Saturday, July 5, 2014

Distant Reading with Semantic Tagging

More fun Visualizing Gender in the History of Woman Suffrage start there if you want full history of the project.  I'm looking for gender in the History of Woman Suffrage, a 80 year, multi-volume scrapbook of sorts.

Endless suffrage



McEnery and Hardie (2012:1–2) define corpus linguistics as ‘a group of  methods for studying language… dealing with some set of machine-readable  texts…or corpus which is usually of a size which defies analysis by hand and  eye alone within any reasonable timeframe…corpora are invariably exploited using tools which allow users to search through them rapidly and reliably.’

Today I spent more time exploring gender in the History of Woman Suffrage using Wmatrix and semantic tagging.  I first examined the S2 semantic tags (People).



relative frequency of person: female (S2.1) and person male (S2.2) in HWS


tokens with People (S2) s from HWS

Not surprisingly, female people appear most frequently.

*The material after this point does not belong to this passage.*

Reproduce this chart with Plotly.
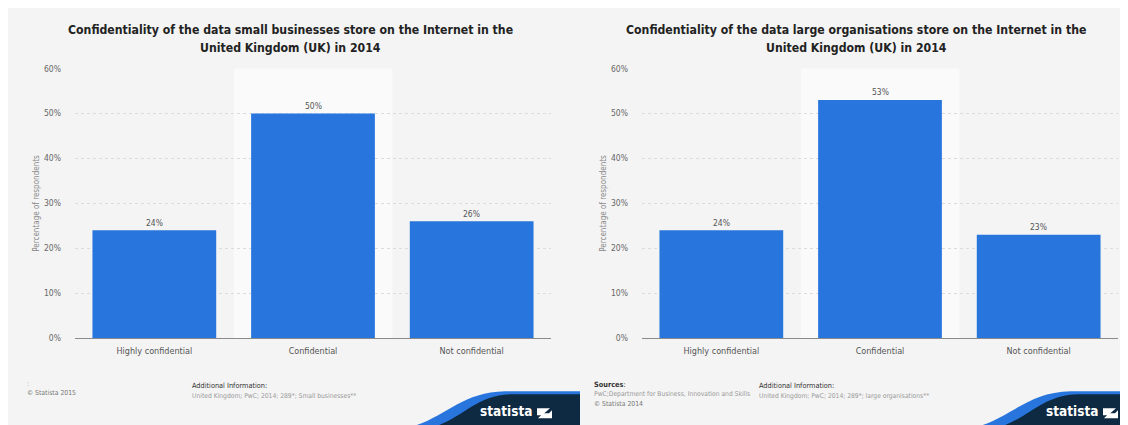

While it is interesting to see how female people were referred to, it is even more interesting to compare this usage to the Historical Corpus of American English. We already know that the normal pattern of more male references than female ones will be flipped due to the subject of the History of Woman Suffrage, but what else can this comparison tell us about suffrage discourse?



frequencies per million of man and men woman and women in COHA and HWS

While it is not unexapected that the HWS would diverge from COHA in frequencies of female terms given the subject matter, there are other patterns that also mark it as distinct.  Volume 2 contains the most similar uses of the terms woman and women in the HWS and the one where the HWS is most similar to the COHA.  Volume 2 also contains the point at which women and woman flip frequencies.  Women predominates for the remainder of the HWS. What does that mean?  Are women more present in the text as a collective, and therefore plural noun, than as individuals?  Does the content contain less about woman as a universal category (as in womankind) and more about actual women?    This is particularly intriguing as COHA shows that woman is the more frequent term in all historical period, coming close to parity with women only in   the 1920s (when women achieve suffrage) but widens and again in the 1980s (following the resurgence of feminist activism in the 1970s).  The shift in plural to singular for female persons is paralleled in the comparison of man and men in HWS.  man exhibits an even more linear decline, with only a slight leveling between volumes 3 and 4. This again suggests that perhaps there is a movement away from a universal rights discourse (see below for rights analysis) that moves away from using these universal categories.  Concordance reading would be necessary to determine whether the usages are as universals or a singular people as semantic tagging cannot pick that out.  The relative steadiness of men is also intriguing as it suggests that discussion of male persons more or less remains at the same level over all 6 volumes.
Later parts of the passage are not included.